Exercise description -
Retype only the lines running from the beginning of the entries below to the line with "ratio_1 = [0, 300]", both included. Do not include pictures.

□ □ □ □ □

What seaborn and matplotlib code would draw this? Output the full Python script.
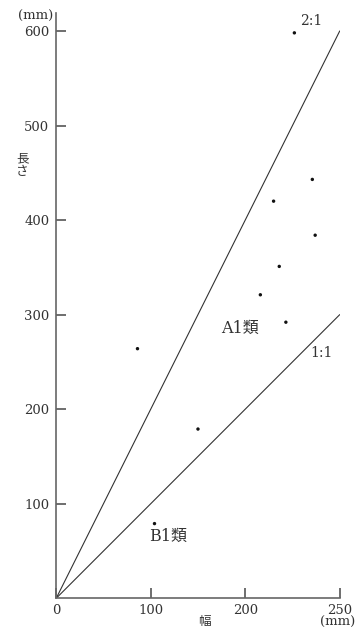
import matplotlib
matplotlib.use('Agg')
import matplotlib.pyplot as plt
import numpy as np
import pandas as pd
import seaborn as sns

# measured specimens (width, length) in mm
width = [252, 271, 230, 274, 236, 216, 243, 86, 150, 104]
length = [598, 443, 420, 384, 351, 321, 292, 264, 179, 79]

# reference ratio lines (length:width)
ratio_names = ['2:1', '1:1']
ratio_x = [0, 300]
ratio_2 = [0, 600]
ratio_1 = [0, 300]

xticks = [0, 100, 200, 300]
xtick_labels = ['0', '100', '200', '250']
yticks = [100, 200, 300, 400, 500, 600]
ytick_labels = ['100', '200', '300', '400', '500', '600']

sns.set_style('ticks', {'xtick.direction': 'in', 'ytick.direction': 'in'})
plt.rcParams['font.family'] = ['DejaVu Serif', 'Noto Sans CJK JP']
plt.rcParams.update({
    'xtick.major.size': 7, 'ytick.major.size': 7,
    'xtick.major.width': 1.2, 'ytick.major.width': 1.2,
    'xtick.color': '#555555', 'ytick.color': '#555555',
    'xtick.labelcolor': '#333333', 'ytick.labelcolor': '#333333',
    'xtick.labelsize': 9.5, 'ytick.labelsize': 9.5,
    'xtick.major.pad': 4, 'ytick.major.pad': 5,
})

fig = plt.figure(figsize=(3.58, 6.28), dpi=100)
ax = fig.add_axes([0.157, 0.0473, 0.792, 0.932])

lines_df = pd.DataFrame({
    'x': ratio_x + ratio_x,
    'y': ratio_2 + ratio_1,
    'ratio': [ratio_names[0]] * 2 + [ratio_names[1]] * 2,
})
sns.lineplot(data=lines_df, x='x', y='y', units='ratio', estimator=None,
             color='#333333', linewidth=0.8, ax=ax, legend=False)

pts = pd.DataFrame({'width': width, 'length': length})
sns.scatterplot(data=pts, x='width', y='length', color='#111111', s=6,
                edgecolor='none', ax=ax, legend=False)

ax.set(xlim=(0, 300), ylim=(0, 619), xticks=xticks, yticks=yticks,
       xlabel='', ylabel='')
ax.set_xticklabels(xtick_labels)
ax.set_yticklabels(ytick_labels)
ax.tick_params(axis='both', which='major', direction='in', length=7,
               width=1.2, bottom=True, left=True)
sns.despine(ax=ax)
for side in ['left', 'bottom']:
    ax.spines[side].set_color('#666666')
    ax.spines[side].set_linewidth(1.2)

ax.text(-3.5, 615, '(mm)', fontsize=9.5, color='#333333', ha='right', va='center')
ax.text(298, -26, '(mm)', fontsize=9.5, color='#333333', ha='center', va='center')

ax.text(-36, 458, '長\nさ', fontsize=9, color='#333333', ha='center',
        va='center', linespacing=1.05, family=['Noto Sans CJK JP'])
ax.text(157, -25, '幅', fontsize=9, color='#333333', ha='center', va='center',
        family=['Noto Sans CJK JP'])

ax.text(269.5, 611, '2:1', fontsize=10, color='#333333', ha='center', va='center')
ax.text(281, 259, '1:1', fontsize=10, color='#333333', ha='center', va='center')
ax.text(194.5, 285, 'A1類', fontsize=11.5, color='#333333', ha='center', va='center')
ax.text(118, 65, 'B1類', fontsize=11.5, color='#333333', ha='center', va='center')

fig.savefig('out.png', dpi=100)
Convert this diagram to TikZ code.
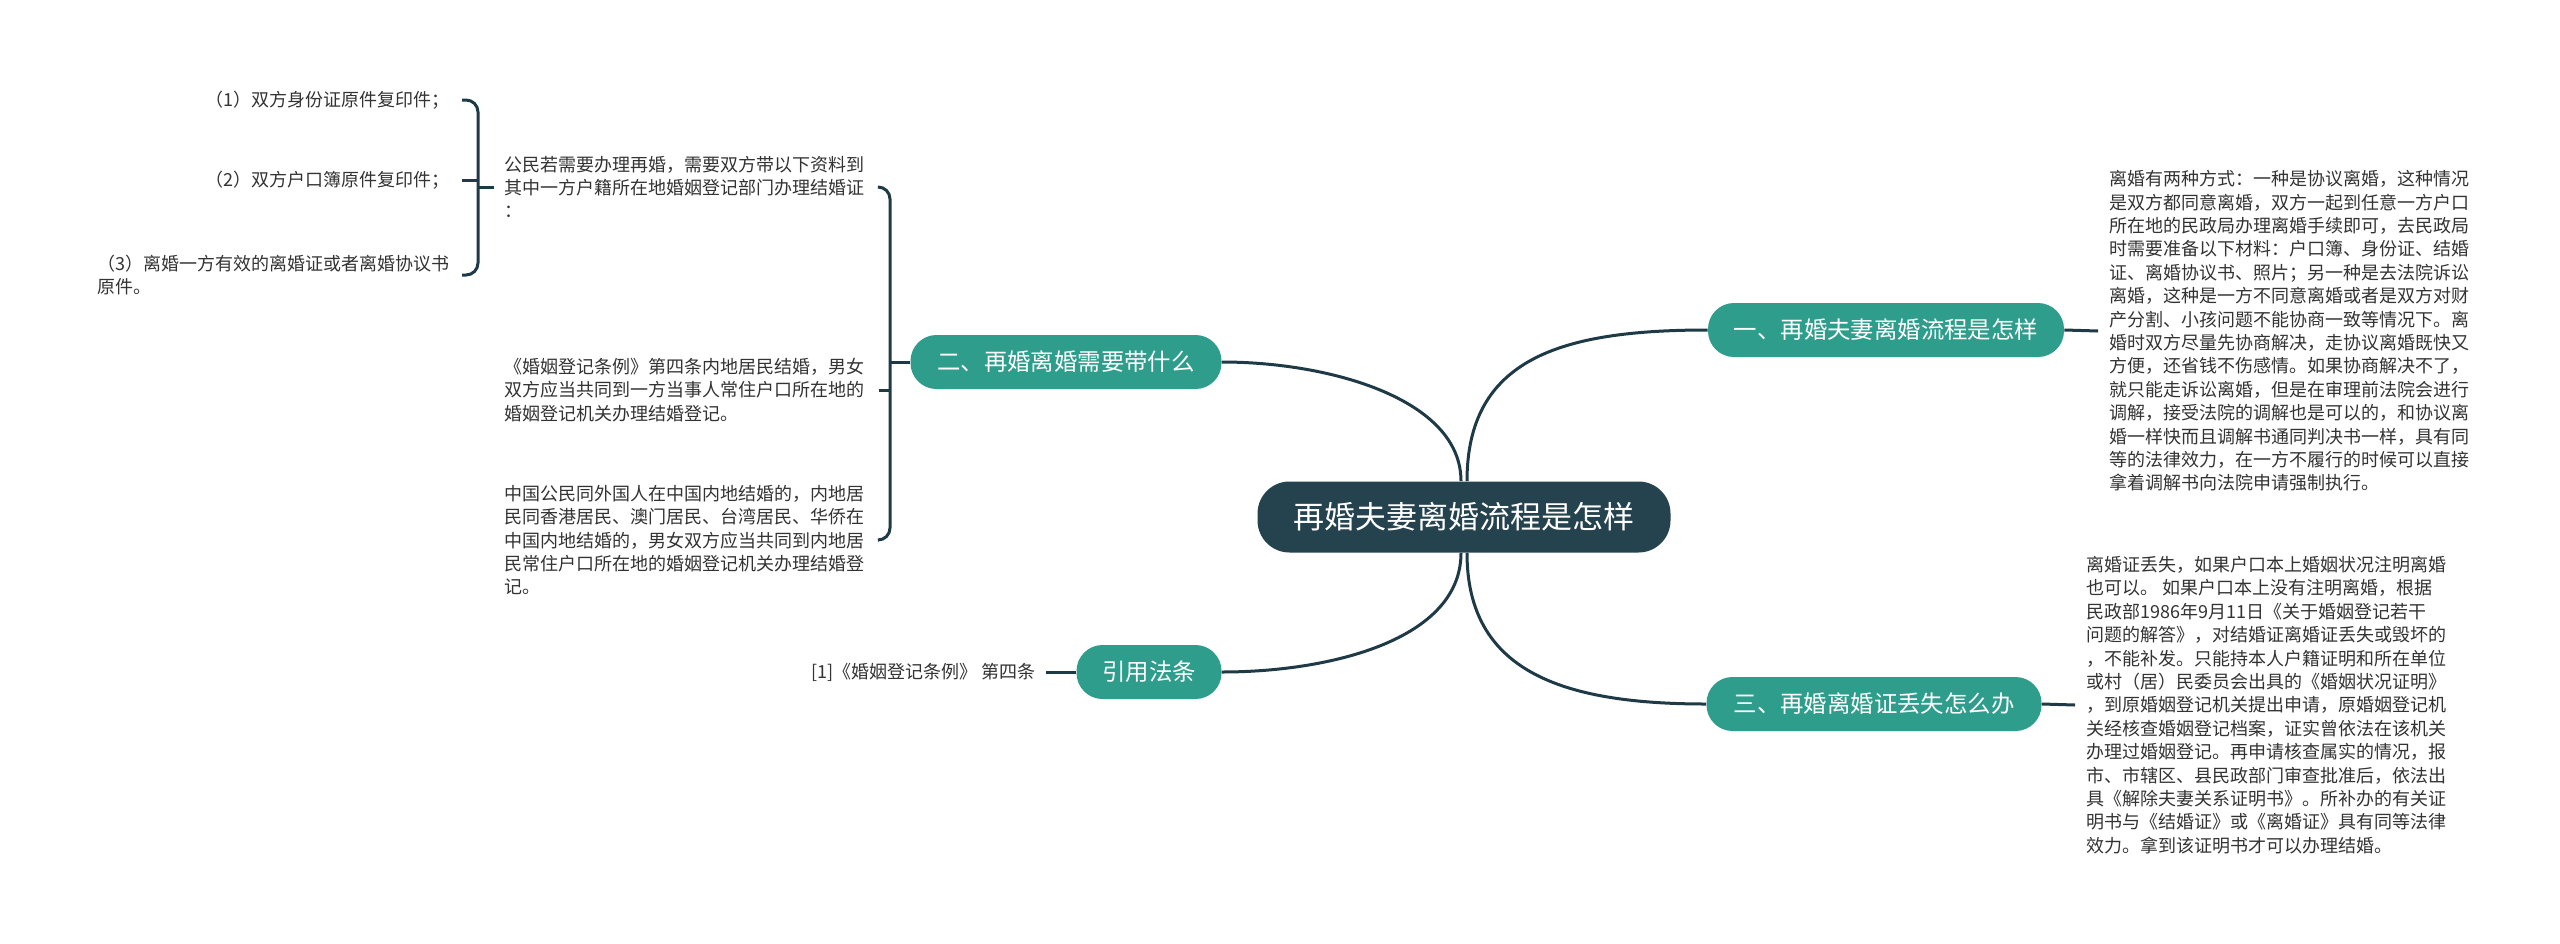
\documentclass[tikz,border=0pt]{standalone}
\usepackage{fontspec}
\setmainfont{Noto Sans CJK SC}
\usetikzlibrary{calc}
\definecolor{teal1}{HTML}{2E9D8B}
\definecolor{dark1}{HTML}{25434F}
\definecolor{line1}{HTML}{1E3A46}
\definecolor{txt}{HTML}{333333}
\begin{document}
\begin{tikzpicture}[x=0.5pt,y=-0.5pt,
  conn/.style={draw=line1,line width=1.5pt},
  mainbox/.style={fill=dark1,text=white,rounded corners=16pt,minimum height=35.5pt,font=\fontsize{15.5}{18}\selectfont,inner sep=0pt},
  topic/.style={fill=teal1,text=white,rounded corners=13pt,minimum height=27pt,font=\fontsize{11.7}{14}\selectfont,inner sep=0pt},
  body/.style={text=txt,align=left,inner sep=0pt,font=\fontsize{9}{11.7}\selectfont}]
\useasboundingbox[fill=white] (0,0) rectangle (2560,943);

\node[mainbox,minimum width=206.5pt] (c) at (1464,517) {再婚夫妻离婚流程是怎样};
\node[topic,minimum width=178pt] (b1) at (1886,330) {一、再婚夫妻离婚流程是怎样};
\node[topic,minimum width=155.5pt] (b2) at (1066,362) {二、再婚离婚需要带什么};
\node[topic,minimum width=167.5pt] (b3) at (1874,704) {三、再婚离婚证丢失怎么办};
\node[topic,minimum width=72.5pt] (r) at (1149,672) {引用法条};

\node[body,anchor=west] (t1) at (2109,331) {离婚有两种方式：一种是协议离婚，这种情况\\
是双方都同意离婚，双方一起到任意一方户口\\
所在地的民政局办理离婚手续即可，去民政局\\
时需要准备以下材料：户口簿、身份证、结婚\\
证、离婚协议书、照片；另一种是去法院诉讼\\
离婚，这种是一方不同意离婚或者是双方对财\\
产分割、小孩问题不能协商一致等情况下。离\\
婚时双方尽量先协商解决，走协议离婚既快又\\
方便，还省钱不伤感情。如果协商解决不了，\\
就只能走诉讼离婚，但是在审理前法院会进行\\
调解，接受法院的调解也是可以的，和协议离\\
婚一样快而且调解书通同判决书一样，具有同\\
等的法律效力，在一方不履行的时候可以直接\\
拿着调解书向法院申请强制执行。};

\node[body,anchor=west] (t3) at (2086,705) {离婚证丢失，如果户口本上婚姻状况注明离婚\\
也可以。 如果户口本上没有注明离婚，根据\\
民政部1986年9月11日《关于婚姻登记若干\\
问题的解答》，对结婚证离婚证丢失或毁坏的\\
，不能补发。只能持本人户籍证明和所在单位\\
或村（居）民委员会出具的《婚姻状况证明》\\
，到原婚姻登记机关提出申请，原婚姻登记机\\
关经核查婚姻登记档案，证实曾依法在该机关\\
办理过婚姻登记。再申请核查属实的情况，报\\
市、市辖区、县民政部门审查批准后，依法出\\
具《解除夫妻关系证明书》。所补办的有关证\\
明书与《结婚证》或《离婚证》具有同等法律\\
效力。拿到该证明书才可以办理结婚。};

\node[body,anchor=west] (t2a) at (504,187) {公民若需要办理再婚，需要双方带以下资料到\\
其中一方户籍所在地婚姻登记部门办理结婚证\\
：};
\node[body,anchor=west] (t2b) at (504,390) {《婚姻登记条例》第四条内地居民结婚，男女\\
双方应当共同到一方当事人常住户口所在地的\\
婚姻登记机关办理结婚登记。};
\node[body,anchor=west] (t2c) at (504,540) {中国公民同外国人在中国内地结婚的，内地居\\
民同香港居民、澳门居民、台湾居民、华侨在\\
中国内地结婚的，男女双方应当共同到内地居\\
民常住户口所在地的婚姻登记机关办理结婚登\\
记。};

\node[body,anchor=east] (i1) at (450,100) {（1）双方身份证原件复印件；};
\node[body,anchor=east] (i2) at (450,180) {（2）双方户口簿原件复印件；};
\node[body,anchor=east] (i3) at (450,275) {（3）离婚一方有效的离婚证或者离婚协议书\\原件。};

\node[body,anchor=east] (rt) at (1036,672) {[1]《婚姻登记条例》 第四条};

% main curves
\draw[conn] ([xshift=1.5pt]c.north) .. controls +(0,-122) and +(-148,0) .. (b1.west);
\draw[conn] ([xshift=-1.5pt]c.north) .. controls +(0,-82) and +(108,0) .. (b2.east);
\draw[conn] ([xshift=1.5pt]c.south) .. controls +(0,117) and +(-147,0) .. (b3.west);
\draw[conn] ([xshift=-1.5pt]c.south) .. controls +(0,87) and +(108,0) .. (r.east);

% short links
\draw[conn] (b1.east) -- ([xshift=-5.5pt]t1.west);
\draw[conn] (b3.east) -- ([xshift=-5.5pt]t3.west);
\draw[conn] (r.west) -- ([xshift=5pt]rt.east);

% bracket for branch 2
\coordinate (s2) at (890,362);
\draw[conn] (b2.west) -- (s2);
\draw[conn,rounded corners=6pt] ([xshift=7pt]t2a.east) -| (s2) |- ([xshift=7pt]t2c.east);
\draw[conn] ([xshift=7pt]t2b.east) -- (s2 |- t2b.east);

% bracket for items
\coordinate (s1) at (478,187);
\draw[conn] (s1) -- ([xshift=-5pt]t2a.west);
\draw[conn,rounded corners=6pt] ([xshift=6pt]i1.east) -| (s1) |- ([xshift=6pt]i3.east);
\draw[conn] ([xshift=6pt]i2.east) -- (s1 |- i2.east);
\end{tikzpicture}
\end{document}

□ □ □ □ □

Solution to this exercise -
What seaborn and matplotlib code would draw this? Output the full Python script.
import matplotlib
matplotlib.use('Agg')
import matplotlib.pyplot as plt
import numpy as np
import pandas as pd
import seaborn as sns

# measured specimens (width, length) in mm
width = [252, 271, 230, 274, 236, 216, 243, 86, 150, 104]
length = [598, 443, 420, 384, 351, 321, 292, 264, 179, 79]

# reference ratio lines (length:width)
ratio_names = ['2:1', '1:1']
ratio_x = [0, 300]
ratio_2 = [0, 600]
ratio_1 = [0, 300]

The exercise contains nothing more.